One particularly unkind leak from within the campaign claimed Mr Trump had made Mr Christie fetch his McDonald's order.
But the peak of Mr Christie's humiliation came after he introduced Mr Trump to a crowd in Arkansas. He leaned in to thank the candidate and shake his hand. Mr Trump replied by barking something into his ear — and a microphone caught it.
"Get on the plane and go home. It's over there," Mr Trump told him, with the unmistakeable tone of a boss speaking to a subordinate.
The media started to refer to Mr Christie as a "manservant", "errand boy" and "lapdog". When he returned to New Jersey, where he was previously a popular governor, newspapers labelled him an "embarrassment".
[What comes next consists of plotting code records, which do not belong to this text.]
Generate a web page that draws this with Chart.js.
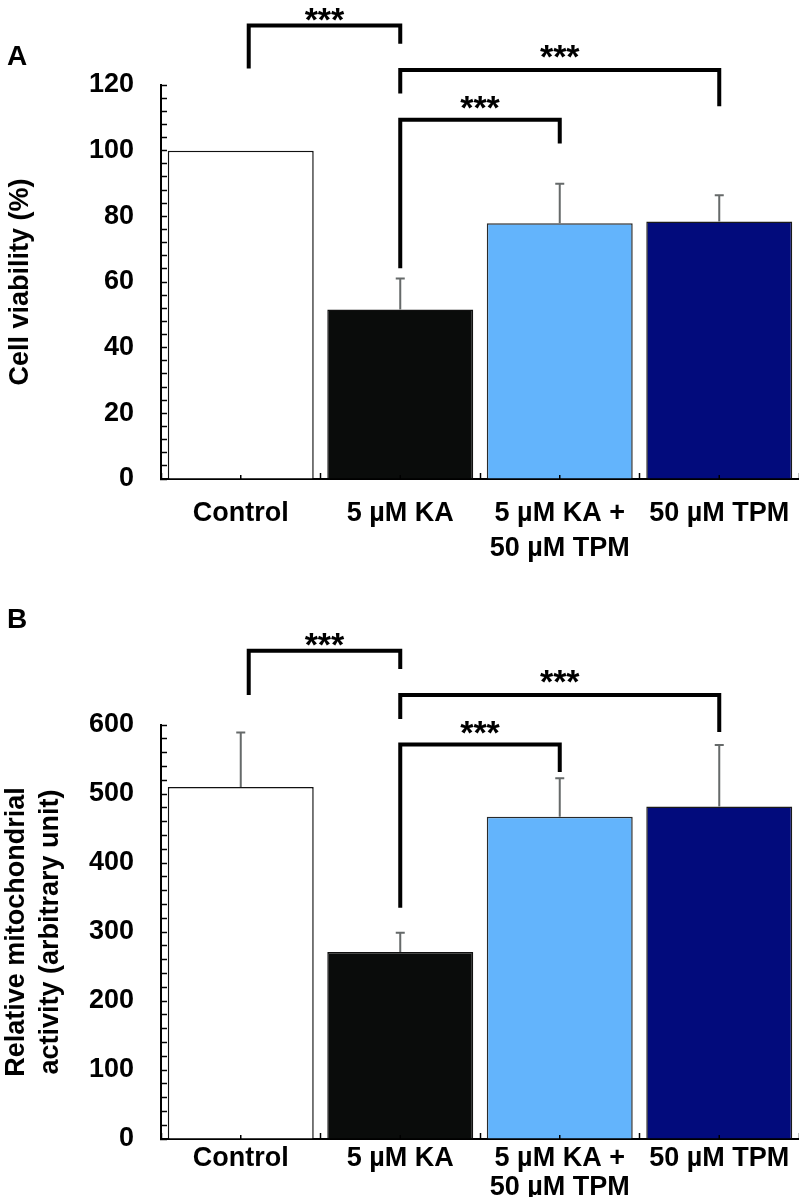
<!DOCTYPE html>
<html>
<head>
<meta charset="utf-8">
<script src="https://cdn.jsdelivr.net/npm/chart.js@4"></script>
<style>
  body { margin: 0; background: #fff; }
  canvas { position: absolute; left: 0; }
</style>
</head>
<body>
<canvas id="chartA" width="799" height="600" style="top:0"></canvas>
<canvas id="chartB" width="799" height="597" style="top:600px"></canvas>
<script>
const categories = ['Control', '5 µM KA', ['5 µM KA +', '50 µM TPM'], '50 µM TPM'];
const barColors = ['#ffffff', '#0a0c0b', '#63b4fc', '#020b7c'];
const barBorders = ['#111111', '#111111', '#2a2a2a', '#1a1a1a'];

// panel A
const viability = [100, 51.6, 77.9, 78.4];
const viabilitySd = [0, 9.5, 12.0, 8.0];
const viabilityTicks = [0, 20, 40, 60, 80, 100, 120];

// panel B
const mito = [510, 271, 467, 482];
const mitoSd = [79, 28, 56, 89];
const mitoTicks = [0, 100, 200, 300, 400, 500, 600];

// brackets: [from, to, bar level, left leg end, right leg end, stars level]
const bracketsA = [
    [0.05, 1, 138.1, 125.0, 132.6, 141.5],
    [1, 3, 124.6, 117.4, 113.5, 130.2],
    [1, 2, 109.4, 64.2, 102.2, 114.8],
];
const bracketsB = [
    [0.05, 1, 707.7, 643.5, 681.2, 723.2],
    [1, 3, 643.5, 608.7, 589.9, 669.6],
    [1, 2, 571.7, 335, 532, 596.4],
];

const FONT = "'Liberation Sans', Arial, sans-serif";
Chart.defaults.font.family = FONT;
Chart.defaults.color = '#000';

const extras = {
    id: 'extras',
    afterDatasetsDraw(chart, args, opts) {
        const ctx = chart.ctx;
        const x = chart.scales.x, y = chart.scales.y;
        const values = chart.data.datasets[0].data;
        ctx.save();

        // error bars (upper half only)
        ctx.strokeStyle = '#666a6a';
        ctx.lineWidth = 2;
        chart.getDatasetMeta(0).data.forEach((bar, i) => {
            if (!opts.sd[i]) return;
            const top = y.getPixelForValue(values[i] + opts.sd[i]);
            ctx.beginPath();
            ctx.moveTo(bar.x, bar.y);
            ctx.lineTo(bar.x, top);
            ctx.moveTo(bar.x - 4.5, top);
            ctx.lineTo(bar.x + 4.5, top);
            ctx.stroke();
        });

        // little ticks at category centres
        ctx.strokeStyle = '#000';
        ctx.lineWidth = 1.5;
        categories.forEach((c, i) => {
            const px = x.getPixelForValue(i);
            ctx.beginPath();
            ctx.moveTo(px, y.bottom);
            ctx.lineTo(px, y.bottom - 4);
            ctx.stroke();
        });

        // significance brackets
        ctx.lineWidth = 4;
        ctx.lineJoin = 'miter';
        ctx.lineCap = 'butt';
        ctx.fillStyle = '#000';
        ctx.font = 'bold 34px ' + FONT;
        ctx.textAlign = 'center';
        ctx.textBaseline = 'alphabetic';
        opts.brackets.forEach(([a, b, lvl, endA, endB, star]) => {
            const xa = x.getPixelForValue(a), xb = x.getPixelForValue(b);
            ctx.beginPath();
            ctx.moveTo(xa, y.getPixelForValue(endA));
            ctx.lineTo(xa, y.getPixelForValue(lvl));
            ctx.lineTo(xb, y.getPixelForValue(lvl));
            ctx.lineTo(xb, y.getPixelForValue(endB));
            ctx.stroke();
            const m = ctx.measureText('***');
            const cy = y.getPixelForValue(star) + (m.actualBoundingBoxAscent - m.actualBoundingBoxDescent) / 2;
            ctx.fillText('***', (xa + xb) / 2, cy);
        });

        // panel letter
        ctx.font = 'bold 28px ' + FONT;
        ctx.textAlign = 'left';
        ctx.fillText(opts.letter, 7, opts.letterY);
        ctx.restore();
    }
};

const makeChart = (id, values, sd, ticks, o) => new Chart(document.getElementById(id), {
    type: 'bar',
    data: {
        labels: categories,
        datasets: [{
            data: values,
            backgroundColor: barColors,
            borderColor: barBorders,
            borderWidth: 1.5,
            barPercentage: 0.915,
            categoryPercentage: 1,
        }],
    },
    options: {
        responsive: false,
        animation: false,
        layout: { padding: { top: o.top, left: 0, right: 0, bottom: 0 } },
        plugins: {
            legend: { display: false },
            tooltip: { enabled: false },
            extras: { sd: sd, brackets: o.brackets, letter: o.letter, letterY: o.letterY },
        },
        scales: {
            x: {
                z: 1,
                grid: { offset: true, drawOnChartArea: false, tickLength: -6, tickColor: '#000', tickWidth: 1.5 },
                border: { color: '#000', width: 2 },
                ticks: {
                    color: '#000', padding: o.xPad, maxRotation: 0, autoSkip: false,
                    font: { size: 27, weight: 'bold', lineHeight: o.xLh },
                },
                afterFit: (s) => {
                    s.height = o.xHeight;
                    s.paddingLeft = 0;
                    s.paddingRight = 0;
                },
            },
            y: {
                z: 1,
                min: 0,
                max: ticks[ticks.length - 1],
                grid: { drawOnChartArea: false, tickLength: -6, tickColor: '#000', tickWidth: 1.5 },
                border: { color: '#000', width: 2 },
                ticks: {
                    color: '#000', padding: 33, autoSkip: false, maxTicksLimit: 200,
                    stepSize: (ticks[1] - ticks[0]) / 5,
                    font: { size: 27, weight: 'bold' },
                    callback: (v) => ticks.includes(v) ? v : '',
                },
                title: {
                    display: true, text: o.title, color: '#000',
                    font: { size: 27, weight: 'bold', lineHeight: o.titleLh },
                    padding: { top: o.titlePad, bottom: 0 },
                },
                afterFit: (s) => { s.width = 161; },
            },
        },
    },
    plugins: [extras],
});

makeChart('chartA', viability, viabilitySd, viabilityTicks, {
    top: 85, xHeight: 121, xPad: 23, xLh: 1.3, brackets: bracketsA, letter: 'A', letterY: 65,
    title: 'Cell viability (%)', titleLh: 1.2, titlePad: 4,
});
makeChart('chartB', mito, mitoSd, mitoTicks, {
    top: 125, xHeight: 58, xPad: 12, xLh: 1.04, brackets: bracketsB, letter: 'B', letterY: 28,
    title: ['Relative mitochondrial', 'activity (arbitrary unit)'], titleLh: 1.25, titlePad: 0,
});
</script>
</body>
</html>
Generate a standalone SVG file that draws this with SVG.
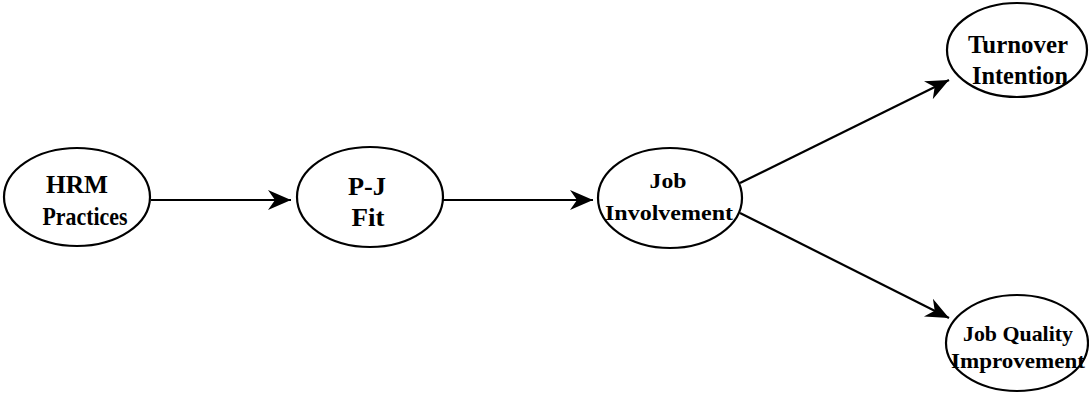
<svg xmlns="http://www.w3.org/2000/svg" width="1089" height="394" viewBox="0 0 1089 394">
<style>
.node ellipse{fill:#fff;stroke:#000;stroke-width:2.2}
.node text{font-family:"Liberation Serif","Times New Roman",serif;font-weight:bold;fill:#000;text-anchor:middle}
.t26{font-size:26px}
.t22{font-size:22px}
.t21{font-size:21px}
.edge{stroke:#000;stroke-width:2.2;fill:none;marker-end:url(#arr)}
</style>
<defs>
<marker id="arr" markerUnits="userSpaceOnUse" markerWidth="24" markerHeight="22" refX="23" refY="11" orient="auto" viewBox="0 0 24 22">
<path d="M0,1 L23,11 L0,21 L7,11 Z" fill="#000"/>
</marker>
</defs>
<g id="connectors">
<line class="edge" x1="151" y1="200" x2="291" y2="200"/>
<line class="edge" x1="443" y1="200" x2="593" y2="200"/>
<line class="edge" x1="740" y1="183" x2="949" y2="80"/>
<line class="edge" x1="740" y1="213" x2="949" y2="318"/>
</g>
<g id="hrm" class="node">
<ellipse cx="77" cy="197" rx="73" ry="49"/>
<text class="t26" x="77" y="193" textLength="62" lengthAdjust="spacingAndGlyphs">HRM</text>
<text class="t26" x="85" y="225" textLength="85" lengthAdjust="spacingAndGlyphs">Practices</text>
</g>
<g id="pjfit" class="node">
<ellipse cx="370" cy="197" rx="73" ry="50"/>
<text class="t26" x="367" y="195" textLength="38" lengthAdjust="spacingAndGlyphs">P-J</text>
<text class="t26" x="368" y="226" textLength="33" lengthAdjust="spacingAndGlyphs">Fit</text>
</g>
<g id="jobinv" class="node">
<ellipse cx="670" cy="198" rx="72" ry="50"/>
<text class="t22" x="668" y="188" textLength="37" lengthAdjust="spacingAndGlyphs">Job</text>
<text class="t22" x="669" y="220" textLength="128" lengthAdjust="spacingAndGlyphs">Involvement</text>
</g>
<g id="turnover" class="node">
<ellipse cx="1017" cy="50" rx="70" ry="47"/>
<text class="t26" x="1018" y="53" textLength="100" lengthAdjust="spacingAndGlyphs">Turnover</text>
<text class="t26" x="1020" y="84" textLength="96" lengthAdjust="spacingAndGlyphs">Intention</text>
</g>
<g id="jobquality" class="node">
<ellipse cx="1017" cy="343" rx="71" ry="48"/>
<text class="t21" x="1018" y="341" textLength="110" lengthAdjust="spacingAndGlyphs">Job Quality</text>
<text class="t21" x="1018" y="368" textLength="134" lengthAdjust="spacingAndGlyphs">Improvement</text>
</g>
</svg>
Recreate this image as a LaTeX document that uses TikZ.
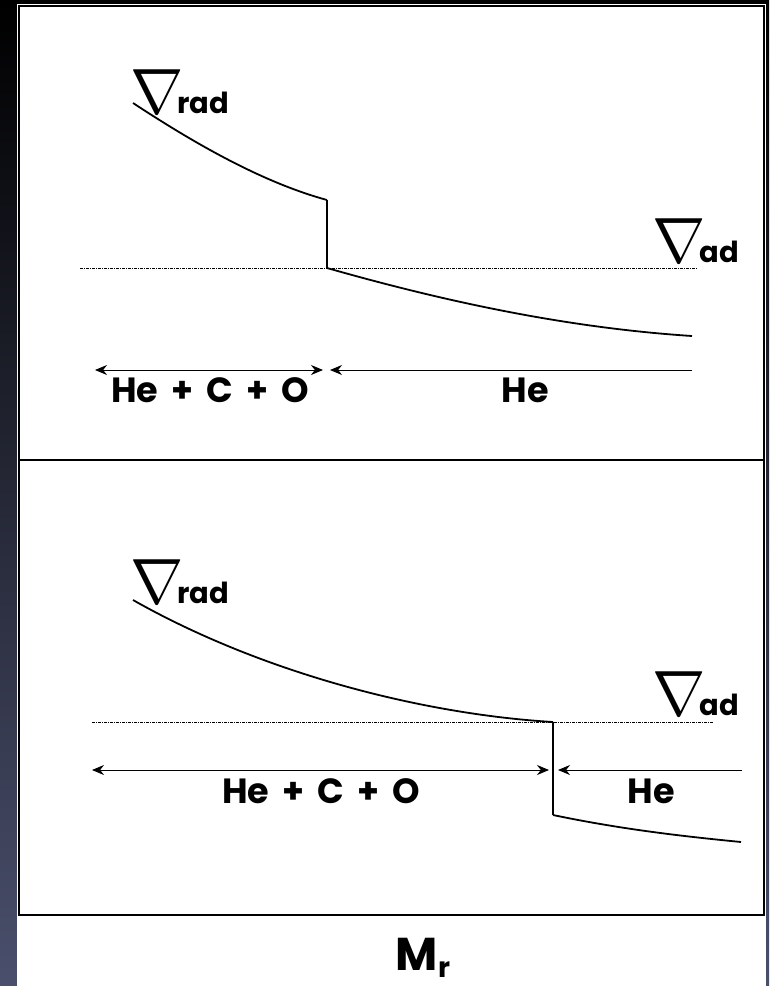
\RequirePackage{fix-cm}
\documentclass[tikz,border=0pt]{standalone}
\usepackage{fontspec}
\usepackage{tikz}
\usetikzlibrary{arrows.meta,calc}
\newfontfamily\labfont{Poppins}
\definecolor{slate}{RGB}{74,79,108}
\definecolor{navy}{RGB}{32,32,60}
\tikzset{
  lab/.style={font=\labfont\bfseries\fontsize{35}{35}\selectfont, inner sep=0pt,
              execute at begin node={\spaceskip=13pt\relax}},
  grad/.style={inner sep=0pt},
  prof/.style={line width=1.8pt},
  jump/.style={line width=1.1pt},
  adline/.style={line width=0.8pt, dash pattern=on 3pt off 1pt on 1pt off 1pt},
  dimarr/.style={-{Stealth[length=12pt,width=10pt]}, line width=0.9pt},
  dimarrs/.style={{Stealth[length=12pt,width=10pt]}-{Stealth[length=12pt,width=10pt]}, line width=0.9pt},
  frame/.style={line width=1.6pt, draw=black},
}
\newcommand{\gradlab}[1]{{\fontsize{64}{64}\selectfont$\nabla$}\kern-6pt{\labfont\bfseries\fontsize{29}{29}\selectfont #1}}

\begin{document}
\begin{tikzpicture}[x=1pt,y=-1pt]
\useasboundingbox (0,0) rectangle (769,986);
% backdrop and frame
\shade[top color=black, middle color=navy, bottom color=slate] (0,0) rectangle (769,986);
\fill[white] (17,4) rectangle (766,986);
\draw[frame] (19,6) rectangle (764,915);
\draw[frame] (19,460) -- (764,460);

% upper panel
\coordinate (u0) at (133,103);
\coordinate (u1) at (327,200);
\coordinate (u2) at (327,268);
\coordinate (u3) at (692,336);
\coordinate (ua) at (80,268);
\coordinate (ub) at (698,268);
\draw[adline] (ua) -- (ub);
\draw[prof] (u0) .. controls (200,147) and (265,183) .. (u1);
\draw[jump] (u1) -- (u2);
\draw[prof] (u2) .. controls (450,303) and (570,328) .. (u3);
\node[grad, anchor=base west] (rad1) at (130,113) {\gradlab{rad}};
\node[grad, anchor=base west] (ad1) at (652,262) {\gradlab{ad}};
\coordinate (ul) at (95,370);
\coordinate (um) at (323,370);
\coordinate (un) at (330,370);
\coordinate (ur) at (692,370);
\draw[dimarrs] (ul) -- (um);
\draw[dimarr] (ur) -- (un);
\node[lab, anchor=base] (mix1) at (210,402) {He + C + O};
\node[lab, anchor=base] (he1) at (525,402) {He};

% lower panel
\coordinate (l0) at (133,600);
\coordinate (l1) at (553,722);
\coordinate (l2) at (553,815);
\coordinate (l3) at (741,842);
\coordinate (la) at (92,722);
\coordinate (lb) at (713,722);
\draw[adline] (la) -- (lb);
\draw[prof] (l0) .. controls (260,672) and (420,714) .. (l1);
\draw[jump] (l1) -- (l2);
\draw[prof] (l2) .. controls (620,829) and (680,836) .. (l3);
\node[grad, anchor=base west] (rad2) at (130,603) {\gradlab{rad}};
\node[grad, anchor=base west] (ad2) at (652,715) {\gradlab{ad}};
\coordinate (ll) at (92,770);
\coordinate (lm) at (549,770);
\coordinate (ln) at (558,770);
\coordinate (lr) at (742,770);
\draw[dimarrs] (ll) -- (lm);
\draw[dimarr] (lr) -- (ln);
\node[lab, anchor=base] (mix2) at (321,803) {He + C + O};
\node[lab, anchor=base] (he2) at (651,803) {He};

% axis label
\node[lab, font=\labfont\bfseries\fontsize{46}{46}\selectfont, anchor=base] (mr) at (423,970)
  {M\raisebox{-7pt}{\fontsize{28}{28}\selectfont r}};
\end{tikzpicture}
\end{document}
Through it all, everyone assumed Mr Christie was enduring the torment for one reason alone — because he wanted to be Mr Trump's vice president.
Mr Trump didn't even give him a job in the Cabinet.
Mr Trump's supporters love the way he enrages, and yes, sometimes humiliates his political opponents. But just as often, whether by Mr Trump's own design or through his negligence, they themselves become the victims.
This week it happened to Ms Sands. It happens every day to the surrogates who have to go on TV and enthusiastically defend the latest weird presidential brain fart.
And increasingly, America as a country is suffering the same humiliation.
"Sometimes it is hard to believe that what Trump is saying and doing on the world stage is actually happening," Nicholas Burns, a former US ambassador to NATO, told Vanity Fair after the Greenland saga.
"I realise this is yet another bizarre and humorous Trump moment for the late night talk shows here in the US. But for the rest of the world, particularly our allies, it is simply shocking how far America has fallen from grace in their eyes.
"We were once a great democratic nation, the world leader. Part of what made us great is that we led with dignity. Our past presidents treated our allies with respect. He has made us a laughing stock."
That may be true. But for something to be a laughing stock, it has to be funny, and this joke is wearing thin.